● Material for this exercise
[start]

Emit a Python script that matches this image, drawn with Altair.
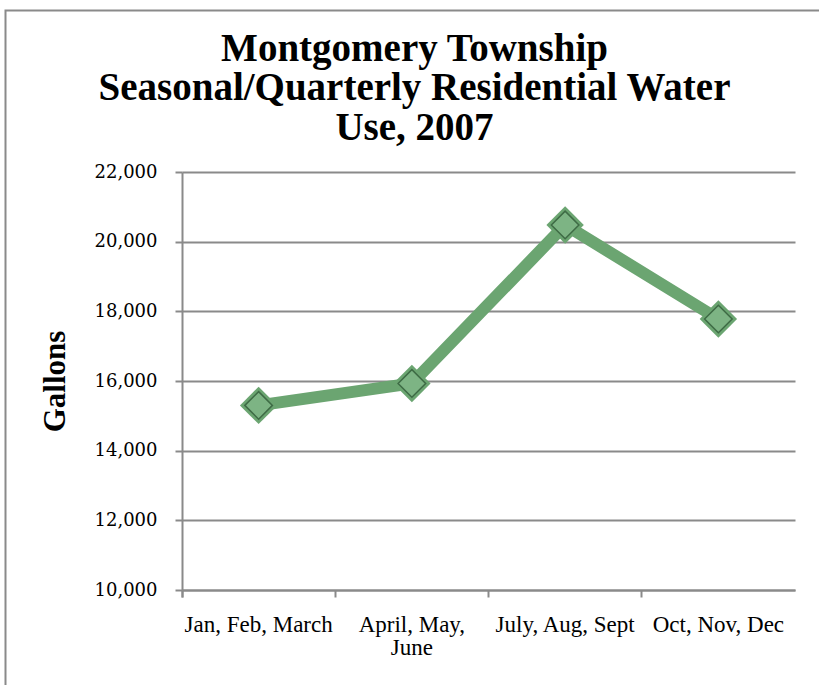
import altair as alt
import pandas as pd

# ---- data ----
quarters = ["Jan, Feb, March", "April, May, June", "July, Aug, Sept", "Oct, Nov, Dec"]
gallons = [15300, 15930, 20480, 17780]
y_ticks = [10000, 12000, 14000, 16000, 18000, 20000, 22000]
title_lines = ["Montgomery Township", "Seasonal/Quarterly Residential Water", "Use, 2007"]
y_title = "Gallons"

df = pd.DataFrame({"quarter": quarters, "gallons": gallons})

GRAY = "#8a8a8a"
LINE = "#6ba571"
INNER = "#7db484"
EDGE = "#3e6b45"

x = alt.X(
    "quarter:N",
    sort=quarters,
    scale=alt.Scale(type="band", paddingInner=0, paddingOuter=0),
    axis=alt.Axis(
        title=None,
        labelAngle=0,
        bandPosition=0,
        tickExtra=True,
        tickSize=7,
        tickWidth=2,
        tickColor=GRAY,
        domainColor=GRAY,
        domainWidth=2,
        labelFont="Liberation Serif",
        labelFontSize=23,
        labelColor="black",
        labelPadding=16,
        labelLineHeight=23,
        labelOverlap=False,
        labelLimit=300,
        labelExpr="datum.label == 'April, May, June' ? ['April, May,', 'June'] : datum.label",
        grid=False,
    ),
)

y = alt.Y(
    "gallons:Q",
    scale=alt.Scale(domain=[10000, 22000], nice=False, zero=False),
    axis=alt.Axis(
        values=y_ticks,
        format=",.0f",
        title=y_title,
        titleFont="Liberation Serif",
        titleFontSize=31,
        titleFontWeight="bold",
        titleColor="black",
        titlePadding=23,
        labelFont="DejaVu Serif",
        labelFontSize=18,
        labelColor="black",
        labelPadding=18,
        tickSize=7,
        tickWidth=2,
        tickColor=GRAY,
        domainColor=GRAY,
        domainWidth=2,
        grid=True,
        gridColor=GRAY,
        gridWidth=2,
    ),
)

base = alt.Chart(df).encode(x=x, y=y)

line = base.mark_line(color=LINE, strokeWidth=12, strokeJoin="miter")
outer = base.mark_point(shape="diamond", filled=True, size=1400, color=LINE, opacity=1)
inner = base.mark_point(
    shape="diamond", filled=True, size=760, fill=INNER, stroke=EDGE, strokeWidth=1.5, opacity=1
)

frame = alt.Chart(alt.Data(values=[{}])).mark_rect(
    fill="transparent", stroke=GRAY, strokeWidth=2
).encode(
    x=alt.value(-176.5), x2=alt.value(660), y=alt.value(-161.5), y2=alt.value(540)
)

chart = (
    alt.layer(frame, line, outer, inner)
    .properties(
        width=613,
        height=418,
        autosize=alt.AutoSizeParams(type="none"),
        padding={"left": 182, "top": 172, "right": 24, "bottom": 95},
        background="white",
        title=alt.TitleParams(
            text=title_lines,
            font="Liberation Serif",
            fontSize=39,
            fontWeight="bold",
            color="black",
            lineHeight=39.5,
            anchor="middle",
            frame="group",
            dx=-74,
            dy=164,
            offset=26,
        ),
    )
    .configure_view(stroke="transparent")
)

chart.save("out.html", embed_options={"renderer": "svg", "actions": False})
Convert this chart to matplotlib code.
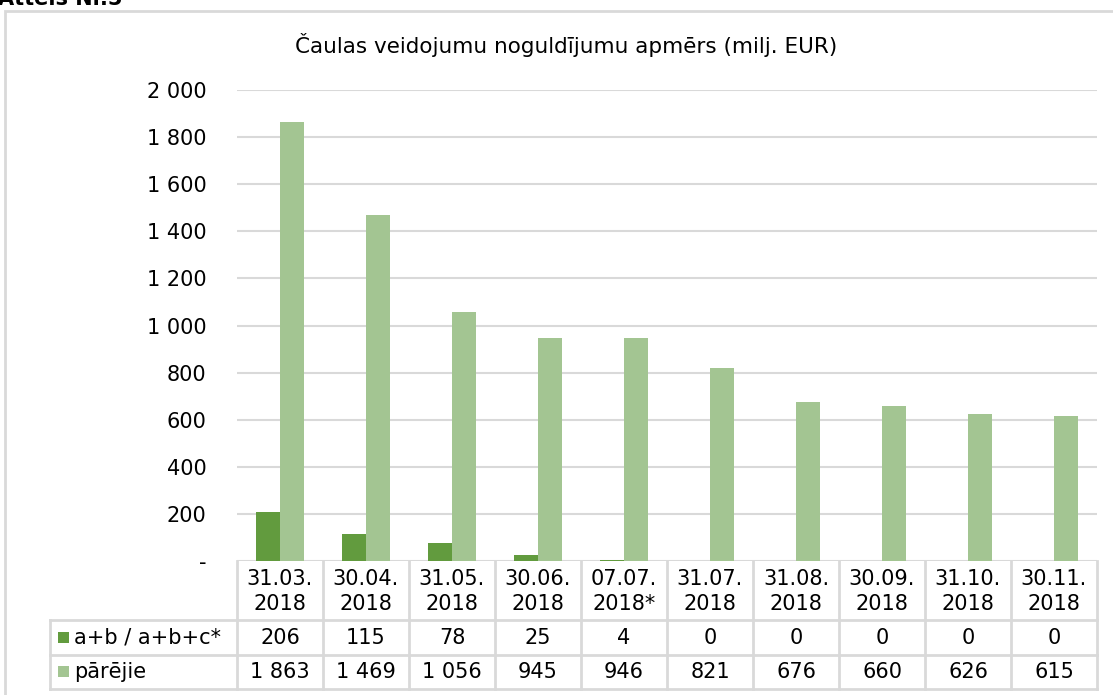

[end]

● Prompt
Without including any picture, retype the entries exactly.

● Finished exercise
Emit a Python script that matches this image, drawn with Altair.
import altair as alt
import pandas as pd

# ---- data ----
quarters = ["Jan, Feb, March", "April, May, June", "July, Aug, Sept", "Oct, Nov, Dec"]
gallons = [15300, 15930, 20480, 17780]
y_ticks = [10000, 12000, 14000, 16000, 18000, 20000, 22000]
title_lines = ["Montgomery Township", "Seasonal/Quarterly Residential Water", "Use, 2007"]
y_title = "Gallons"

df = pd.DataFrame({"quarter": quarters, "gallons": gallons})

GRAY = "#8a8a8a"
LINE = "#6ba571"
INNER = "#7db484"
EDGE = "#3e6b45"

x = alt.X(
    "quarter:N",
    sort=quarters,
    scale=alt.Scale(type="band", paddingInner=0, paddingOuter=0),
    axis=alt.Axis(
        title=None,
        labelAngle=0,
        bandPosition=0,
        tickExtra=True,
        tickSize=7,
        tickWidth=2,
        tickColor=GRAY,
        domainColor=GRAY,
        domainWidth=2,
        labelFont="Liberation Serif",
        labelFontSize=23,
        labelColor="black",
        labelPadding=16,
        labelLineHeight=23,
        labelOverlap=False,
        labelLimit=300,
        labelExpr="datum.label == 'April, May, June' ? ['April, May,', 'June'] : datum.label",
        grid=False,
    ),
)

y = alt.Y(
    "gallons:Q",
    scale=alt.Scale(domain=[10000, 22000], nice=False, zero=False),
    axis=alt.Axis(
        values=y_ticks,
        format=",.0f",
        title=y_title,
        titleFont="Liberation Serif",
        titleFontSize=31,
        titleFontWeight="bold",
        titleColor="black",
        titlePadding=23,
        labelFont="DejaVu Serif",
        labelFontSize=18,
        labelColor="black",
        labelPadding=18,
        tickSize=7,
        tickWidth=2,
        tickColor=GRAY,
        domainColor=GRAY,
        domainWidth=2,
        grid=True,
        gridColor=GRAY,
        gridWidth=2,
    ),
)

base = alt.Chart(df).encode(x=x, y=y)

line = base.mark_line(color=LINE, strokeWidth=12, strokeJoin="miter")
outer = base.mark_point(shape="diamond", filled=True, size=1400, color=LINE, opacity=1)
inner = base.mark_point(
    shape="diamond", filled=True, size=760, fill=INNER, stroke=EDGE, strokeWidth=1.5, opacity=1
)

frame = alt.Chart(alt.Data(values=[{}])).mark_rect(
    fill="transparent", stroke=GRAY, strokeWidth=2
).encode(
    x=alt.value(-176.5), x2=alt.value(660), y=alt.value(-161.5), y2=alt.value(540)
)

chart = (
    alt.layer(frame, line, outer, inner)
    .properties(
        width=613,
        height=418,
        autosize=alt.AutoSizeParams(type="none"),
        padding={"left": 182, "top": 172, "right": 24, "bottom": 95},
        background="white",
        title=alt.TitleParams(
            text=title_lines,
            font="Liberation Serif",
            fontSize=39,
            fontWeight="bold",
            color="black",
            lineHeight=39.5,
            anchor="middle",
            frame="group",
            dx=-74,
            dy=164,
            offset=26,
        ),
    )
    .configure_view(stroke="transparent")
)

chart.save("out.html", embed_options={"renderer": "svg", "actions": False})
Convert this chart to matplotlib code.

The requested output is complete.